# Input
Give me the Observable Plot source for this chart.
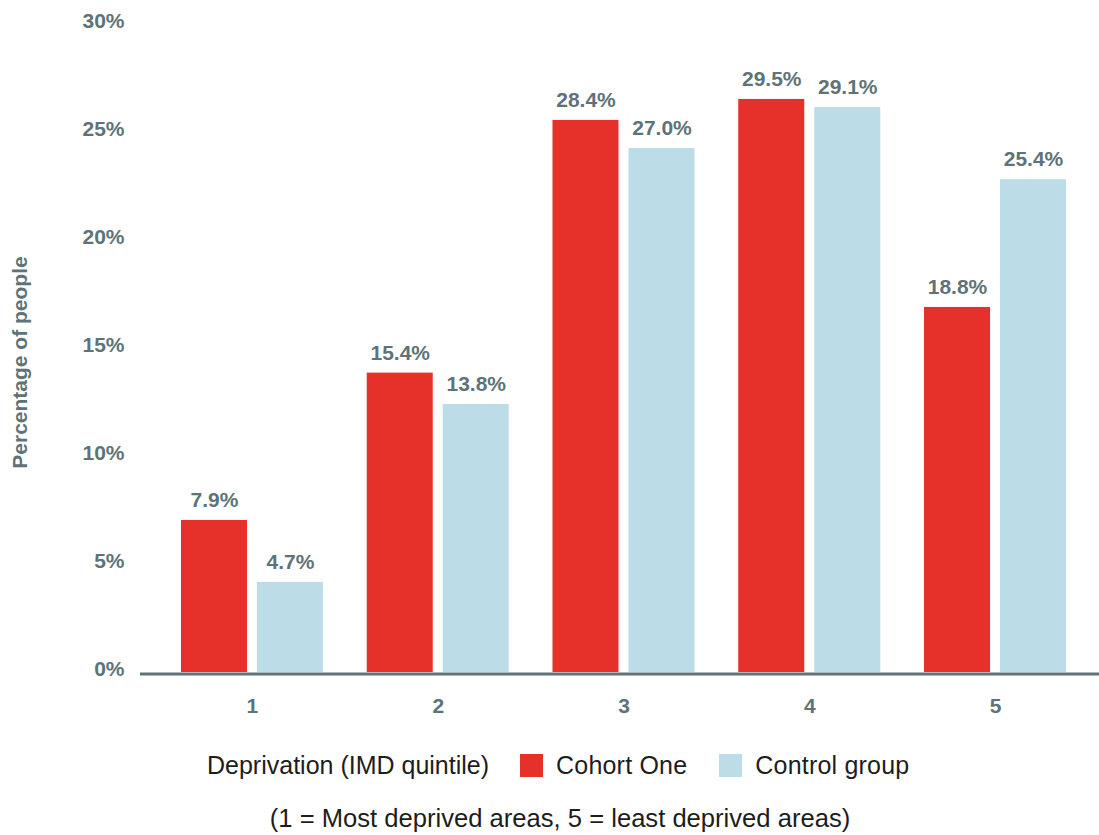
<!DOCTYPE html>
<html>
<head>
<meta charset="utf-8">
<script src="https://cdn.jsdelivr.net/npm/d3@7"></script>
<script src="https://cdn.jsdelivr.net/npm/@observablehq/plot@0.6"></script>
<style>
  body { margin: 0; background: #fff; font-family: "Liberation Sans", Arial, sans-serif; }
  #chart svg { display: block; }
  .legend { display: flex; align-items: center; height: 70px; padding-left: 207px; font-size: 25px; color: #1d1d1b; }
  .legend .sw { display: inline-block; width: 23px; height: 23px; margin-right: 13px; }
  .legend .first { margin-right: 31px; }
  .legend .item { margin-right: 32px; letter-spacing: 0.2px; }
  .caption { height: 36px; line-height: 36px; padding-left: 21px; text-align: center; font-size: 25.6px; color: #1d1d1b; }
</style>
</head>
<body>
<div id="chart"></div>
<div class="legend" id="legend"></div>
<div class="caption" id="caption"></div>
<script>
// ---- data ----
const groups = ["1", "2", "3", "4", "5"];
const seriesNames = ["Cohort One", "Control group"];
const seriesColors = ["#e5312a", "#bcdde8"];
// drawn bar heights (in axis units, as shown in the picture)
const cohortHeights = [7.04, 13.86, 25.56, 26.53, 16.9];
const controlHeights = [4.17, 12.41, 24.26, 26.16, 22.82];
// value labels printed above the bars
const cohortLabels = ["7.9%", "15.4%", "28.4%", "29.5%", "18.8%"];
const controlLabels = ["4.7%", "13.8%", "27.0%", "29.1%", "25.4%"];
const yTicks = [0, 5, 10, 15, 20, 25, 30];
const yTitle = "Percentage of people";
const legendTitle = "Deprivation (IMD quintile)";
const captionText = "(1 = Most deprived areas, 5 = least deprived areas)";

const gray = "#5e7378";
const font = "'Liberation Sans', Arial, sans-serif";

const cohort = groups.map((g, i) => ({group: g, value: cohortHeights[i], label: cohortLabels[i]}));
const control = groups.map((g, i) => ({group: g, value: controlHeights[i], label: controlLabels[i]}));

const chart = Plot.plot({
  width: 1099,
  height: 730,
  marginLeft: 140,
  marginRight: 0,
  marginTop: 24,
  marginBottom: 58,
  style: {fontFamily: font, color: gray, background: "#fff"},
  x: {type: "band", domain: groups, paddingInner: 0.2355, paddingOuter: 0.199, align: 0.554, round: false},
  y: {domain: [0, 30]},
  marks: [
    Plot.axisY({ticks: yTicks, tickFormat: d => d + "%", tickSize: 0, tickPadding: 16, dy: -3,
      fontSize: 21, fontWeight: "bold", fill: gray, label: null}),
    Plot.axisX({tickSize: 0, tickPadding: 26, fontSize: 21, fontWeight: "bold", fill: gray, label: null}),
    Plot.barY(cohort, {x: "group", y: "value", fill: seriesColors[0], insetRight: 76}),
    Plot.barY(control, {x: "group", y: "value", fill: seriesColors[1], insetLeft: 76}),
    Plot.text(cohort, {x: "group", y: "value", text: "label", dx: -38, dy: -20,
      fontSize: 21, fontWeight: "bold", fill: gray}),
    Plot.text(control, {x: "group", y: "value", text: "label", dx: 38, dy: -20,
      fontSize: 21, fontWeight: "bold", fill: gray}),
    Plot.ruleY([0], {stroke: gray, strokeWidth: 3, dy: 1.5}),
    Plot.text([yTitle], {text: d => d, frameAnchor: "left", textAnchor: "middle", rotate: -90, dx: -120, dy: 14,
      fontSize: 21, fontWeight: "bold", fill: gray})
  ]
});
document.getElementById("chart").append(chart);

// legend
const legend = document.getElementById("legend");
const t = document.createElement("span");
t.className = "first";
t.textContent = legendTitle;
legend.append(t);
seriesNames.forEach((name, i) => {
  const sw = document.createElement("span");
  sw.className = "sw";
  sw.style.background = seriesColors[i];
  legend.append(sw);
  const lab = document.createElement("span");
  lab.className = "item";
  lab.textContent = name;
  legend.append(lab);
});
document.getElementById("caption").textContent = captionText;
</script>
</body>
</html>
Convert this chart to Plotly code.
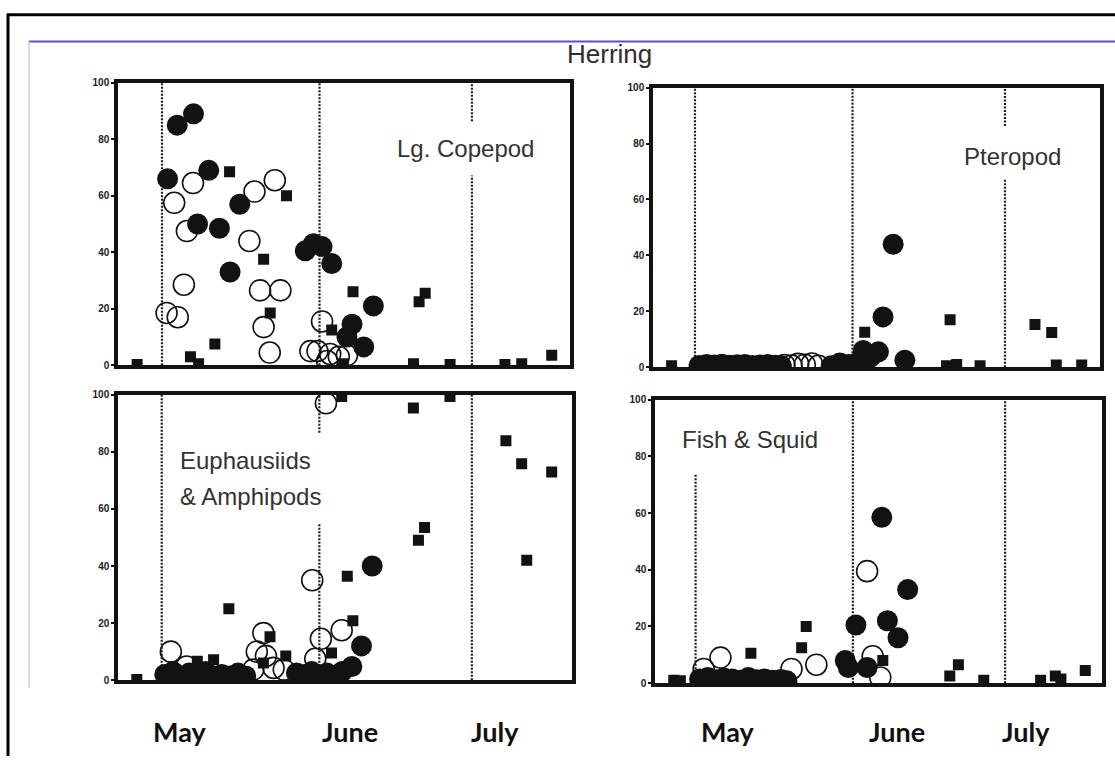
import plotly.graph_objects as go

W, H = 1115, 760

# ---------------- data: day of season (0 = 1 May) and percent of diet ----------------
title_text = "Herring"
month_names = ["May", "June", "July"]
month_start_day = [0, 31, 61]
y_tick_values = [0, 20, 40, 60, 80, 100]

copepod_label = ["Lg. Copepod"]
copepod_solid_day = [1.1, 3.0, 6.2, 9.2, 7.0, 11.3, 15.3, 13.4, 28.2, 29.8, 31.5, 33.4, 41.6, 37.4, 36.4, 39.7]
copepod_solid_pct = [66, 85, 89, 69, 50, 48.5, 57, 33, 40.5, 43, 42, 36, 21, 14.5, 10, 6.5]
copepod_open_day = [6.1, 2.4, 4.9, 18.2, 22.2, 17.2, 4.3, 19.3, 23.3, 0.9, 3.1, 20.0, 21.2, 31.5, 29.2, 30.6, 33.1, 34.8, 36.4, 32.5]
copepod_open_pct = [64.5, 57.5, 47.5, 61.5, 65.5, 44, 28.5, 26.5, 26.5, 18.5, 17, 13.5, 4.5, 15.5, 5, 5, 4, 3, 3.5, 1.5]
copepod_square_day = [-4.9, 5.6, 7.2, 10.4, 13.3, 20.0, 21.3, 24.5, 33.4, 35.7, 37.6, 49.5, 50.6, 51.8, 56.7, 67.5, 70.8, 76.7]
copepod_square_pct = [0.3, 3, 0.5, 7.5, 68.5, 37.5, 18.5, 60, 12.5, 0.5, 26, 0.5, 22.5, 25.5, 0.3, 0.3, 0.5, 3.5]

ptero_label = ["Pteropod"]
ptero_solid_day = [0.8, 2.3, 3.8, 5.3, 6.8, 8.3, 9.8, 11.3, 12.8, 14.3, 15.8, 17.0, 26.8, 28.5, 30.2, 31.8, 33.1, 34.5, 36.1, 37.0, 39.0, 41.3]
ptero_solid_pct = [0.6, 1.0, 0.8, 1.1, 0.7, 0.9, 1.0, 0.6, 0.8, 1.0, 0.7, 0.5, 0.5, 1.5, 1.0, 1.5, 6.0, 3.5, 5.5, 18, 44, 2.5]
ptero_open_day = [17.6, 19.0, 20.3, 21.6, 23.0, 24.3]
ptero_open_pct = [0.8, 0.6, 1.2, 0.9, 1.3, 0.5]
ptero_square_day = [-4.6, 33.4, 34.0, 49.5, 50.2, 51.5, 56.1, 66.9, 70.2, 71.1, 76.1]
ptero_square_pct = [0.5, 12.5, 4.0, 0.5, 17, 1.0, 0.5, 15.3, 12.4, 0.8, 0.8]

euph_label = ["Euphausiids", "& Amphipods"]
euph_solid_day = [0.6, 2.2, 3.8, 5.4, 7.0, 8.6, 10.2, 11.8, 13.4, 15.0, 16.5, 26.5, 28.0, 29.5, 31.0, 32.5, 34.0, 35.5, 37.4, 39.3, 41.4]
euph_solid_pct = [2.0, 3.0, 1.5, 2.5, 2.0, 3.0, 1.5, 2.0, 1.5, 2.5, 1.5, 2.5, 2.0, 3.0, 2.0, 2.5, 1.5, 3.0, 4.8, 12, 40]
euph_open_day = [1.8, 4.9, 18.0, 18.7, 20.0, 20.5, 22.0, 24.0, 29.6, 30.2, 31.3, 32.3, 35.4]
euph_open_pct = [10, 4.8, 3.7, 10, 16.5, 8.5, 4.3, 3.7, 35, 7.5, 14.5, 97, 17.5]
euph_square_day = [-4.9, 7.0, 10.2, 13.2, 20.0, 21.3, 24.4, 33.4, 35.4, 36.5, 37.6, 49.5, 50.5, 51.7, 56.7, 67.7, 70.8, 71.8, 76.7]
euph_square_pct = [0.2, 6.6, 7.2, 25, 6.0, 15.2, 8.5, 9.5, 99.4, 36.4, 20.8, 95.4, 49, 53.5, 99.4, 83.9, 75.8, 42, 72.9]

fish_label = ["Fish & Squid"]
fish_solid_day = [0.8, 2.4, 4.0, 5.6, 7.2, 8.8, 10.4, 12.0, 13.6, 15.2, 16.8, 18.0, 29.5, 30.1, 31.6, 33.8, 36.7, 37.8, 39.9, 41.8]
fish_solid_pct = [1.5, 2.0, 1.2, 1.8, 1.5, 1.0, 2.0, 1.2, 1.5, 1.0, 1.3, 0.8, 8, 5.5, 20.5, 5.5, 58.5, 22, 16, 33]
fish_open_day = [1.6, 4.9, 18.9, 23.8, 33.8, 34.9, 36.4]
fish_open_pct = [5, 9, 5, 6.5, 39.5, 9.5, 2]
fish_square_day = [-4.3, -3.0, 10.9, 20.9, 21.8, 36.9, 50.1, 51.8, 56.8, 68.0, 70.9, 72.0, 76.8]
fish_square_pct = [1.0, 0.8, 10.5, 12.5, 20, 8, 2.5, 6.5, 1.0, 1.0, 2.5, 1.5, 4.5]


# ---------------- layout helpers (pixel -> paper) ----------------
def px(x):
    return x / W


def py(y):
    return 1 - y / H


INK = "#121212"
TEXT = "#333333"

# each panel: series, pixel box (left, top, right, bottom), x range,
# label placement, and the dotted month lines with their visible y-segments
panels = [
    dict(solid=(copepod_solid_day, copepod_solid_pct),
         open=(copepod_open_day, copepod_open_pct),
         square=(copepod_square_day, copepod_square_pct),
         box=(118, 78, 570, 365), xr=[-8.66, 80.3],
         label=copepod_label, label_xy=[(395, 145)],
         segments=[[(0, 100)], [(0, 100)], [(0, 67.2), (86.4, 100)]]),
    dict(solid=(ptero_solid_day, ptero_solid_pct),
         open=(ptero_open_day, ptero_open_pct),
         square=(ptero_square_day, ptero_square_pct),
         box=(653, 83, 1100, 367), xr=[-8.26, 79.7],
         label=ptero_label, label_xy=[(962, 153)],
         segments=[[(0, 100)], [(0, 100)], [(0, 67.5), (86.3, 100)]]),
    dict(solid=(euph_solid_day, euph_solid_pct),
         open=(euph_open_day, euph_open_pct),
         square=(euph_square_day, euph_square_pct),
         box=(118, 395, 572, 685), xr=[-8.6, 80.7],
         label=euph_label, label_xy=[(178, 462), (178, 498)],
         segments=[[(0, 100)], [(0, 55), (86.7, 100)], [(0, 100)]]),
    dict(solid=(fish_solid_day, fish_solid_pct),
         open=(fish_open_day, fish_open_pct),
         square=(fish_square_day, fish_square_pct),
         box=(655, 400, 1102, 688), xr=[-8.0, 80.1],
         label=fish_label, label_xy=[(680, 440)],
         segments=[[(0, 74)], [(0, 100)], [(0, 100)]]),
]

fig = go.Figure()
shapes = []
annotations = []
layout_axes = {}

for i, p in enumerate(panels, start=1):
    sfx = "" if i == 1 else str(i)
    xa, ya = "x" + sfx, "y" + sfx
    l, t, r, b = p["box"]

    layout_axes["xaxis" + sfx] = dict(
        domain=[px(l), px(r)], range=p["xr"], anchor=ya,
        showline=True, linewidth=3.5, linecolor=INK, mirror=True,
        showgrid=False, zeroline=False, showticklabels=False, ticks="",
        fixedrange=True,
    )
    layout_axes["yaxis" + sfx] = dict(
        domain=[py(b), py(t)], range=[0, 100], anchor=xa,
        showline=True, linewidth=3.5, linecolor=INK, mirror=True,
        showgrid=False, zeroline=False,
        tickvals=y_tick_values, ticks="outside", ticklen=3, tickwidth=1.5,
        tickcolor=INK,
        tickfont=dict(family="Liberation Sans Narrow, Arial, sans-serif",
                      size=10, color="#222222", weight=700),
        fixedrange=True,
    )

    # open circles first, then filled circles, then squares on top
    od, op = p["open"]
    fig.add_trace(go.Scatter(
        x=od, y=op, mode="markers", xaxis=xa, yaxis=ya, showlegend=False,
        marker=dict(symbol="circle-open", size=21, color=INK,
                    line=dict(width=1.6, color=INK)),
    ))
    sd, sp = p["solid"]
    fig.add_trace(go.Scatter(
        x=sd, y=sp, mode="markers", xaxis=xa, yaxis=ya, showlegend=False,
        marker=dict(symbol="circle", size=21, color=INK, line=dict(width=0)),
    ))
    qd, qp = p["square"]
    fig.add_trace(go.Scatter(
        x=qd, y=qp, mode="markers", xaxis=xa, yaxis=ya, showlegend=False,
        marker=dict(symbol="square", size=11, color=INK, line=dict(width=0)),
    ))

    # dotted month boundaries
    for day, segs in zip(month_start_day, p["segments"]):
        for y0, y1 in segs:
            shapes.append(dict(
                type="line", xref=xa, yref=ya, x0=day, x1=day, y0=y0, y1=y1,
                line=dict(color="#1e1e1e", width=2.2, dash="2px,1.5px"), layer="below",
            ))

    # prey group label
    for text, (lx, ly) in zip(p["label"], p["label_xy"]):
        annotations.append(dict(
            text=text, xref="paper", yref="paper", x=px(lx), y=py(ly),
            xanchor="left", yanchor="middle", showarrow=False,
            font=dict(family="Liberation Sans, Arial, sans-serif", size=24, color=TEXT),
        ))

# month names under each column of panels
month_label_x = [[179, 350, 495], [727, 897, 1026]]
for xs in month_label_x:
    for name, mx in zip(month_names, xs):
        annotations.append(dict(
            text=name, xref="paper", yref="paper", x=px(mx), y=py(737),
            xanchor="center", yanchor="middle", showarrow=False,
            font=dict(family="Lato, Open Sans, sans-serif", size=27,
                      color="#111111", weight=700),
        ))

# heading
annotations.append(dict(
    text=title_text, xref="paper", yref="paper", x=px(609), y=py(49),
    xanchor="center", yanchor="middle", showarrow=False,
    font=dict(family="Liberation Sans, Arial, sans-serif", size=26, color="#2e2e2e"),
))

# slide frame: black outer border and blue header rule
shapes += [
    dict(type="line", xref="paper", yref="paper", x0=px(8), x1=px(8),
         y0=py(8), y1=py(H + 2), line=dict(color="#000000", width=3)),
    dict(type="line", xref="paper", yref="paper", x0=px(7), x1=px(W + 2),
         y0=py(9), y1=py(9), line=dict(color="#000000", width=3)),
    dict(type="line", xref="paper", yref="paper", x0=px(29), x1=px(W + 2),
         y0=py(36), y1=py(36), line=dict(color="#5b50c8", width=2)),
    dict(type="line", xref="paper", yref="paper", x0=px(29), x1=px(29),
         y0=py(36), y1=py(693), line=dict(color="#b4b2e2", width=1)),
]

fig.update_layout(
    width=W, height=H,
    margin=dict(l=0, r=0, t=0, b=0),
    paper_bgcolor="white", plot_bgcolor="white",
    showlegend=False,
    shapes=shapes, annotations=annotations,
    **layout_axes,
)

fig.write_html("out.html", config={"displayModeBar": False})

# Work to do
Exactly as they appear, write out the lines from the one containing "Convert this chart to Plotly code." down to the one containing "12.4, 0.8, 0.8]", both included. Pictures are left out.

# Result below
Convert this chart to Plotly code.
import plotly.graph_objects as go

W, H = 1115, 760

# ---------------- data: day of season (0 = 1 May) and percent of diet ----------------
title_text = "Herring"
month_names = ["May", "June", "July"]
month_start_day = [0, 31, 61]
y_tick_values = [0, 20, 40, 60, 80, 100]

copepod_label = ["Lg. Copepod"]
copepod_solid_day = [1.1, 3.0, 6.2, 9.2, 7.0, 11.3, 15.3, 13.4, 28.2, 29.8, 31.5, 33.4, 41.6, 37.4, 36.4, 39.7]
copepod_solid_pct = [66, 85, 89, 69, 50, 48.5, 57, 33, 40.5, 43, 42, 36, 21, 14.5, 10, 6.5]
copepod_open_day = [6.1, 2.4, 4.9, 18.2, 22.2, 17.2, 4.3, 19.3, 23.3, 0.9, 3.1, 20.0, 21.2, 31.5, 29.2, 30.6, 33.1, 34.8, 36.4, 32.5]
copepod_open_pct = [64.5, 57.5, 47.5, 61.5, 65.5, 44, 28.5, 26.5, 26.5, 18.5, 17, 13.5, 4.5, 15.5, 5, 5, 4, 3, 3.5, 1.5]
copepod_square_day = [-4.9, 5.6, 7.2, 10.4, 13.3, 20.0, 21.3, 24.5, 33.4, 35.7, 37.6, 49.5, 50.6, 51.8, 56.7, 67.5, 70.8, 76.7]
copepod_square_pct = [0.3, 3, 0.5, 7.5, 68.5, 37.5, 18.5, 60, 12.5, 0.5, 26, 0.5, 22.5, 25.5, 0.3, 0.3, 0.5, 3.5]

ptero_label = ["Pteropod"]
ptero_solid_day = [0.8, 2.3, 3.8, 5.3, 6.8, 8.3, 9.8, 11.3, 12.8, 14.3, 15.8, 17.0, 26.8, 28.5, 30.2, 31.8, 33.1, 34.5, 36.1, 37.0, 39.0, 41.3]
ptero_solid_pct = [0.6, 1.0, 0.8, 1.1, 0.7, 0.9, 1.0, 0.6, 0.8, 1.0, 0.7, 0.5, 0.5, 1.5, 1.0, 1.5, 6.0, 3.5, 5.5, 18, 44, 2.5]
ptero_open_day = [17.6, 19.0, 20.3, 21.6, 23.0, 24.3]
ptero_open_pct = [0.8, 0.6, 1.2, 0.9, 1.3, 0.5]
ptero_square_day = [-4.6, 33.4, 34.0, 49.5, 50.2, 51.5, 56.1, 66.9, 70.2, 71.1, 76.1]
ptero_square_pct = [0.5, 12.5, 4.0, 0.5, 17, 1.0, 0.5, 15.3, 12.4, 0.8, 0.8]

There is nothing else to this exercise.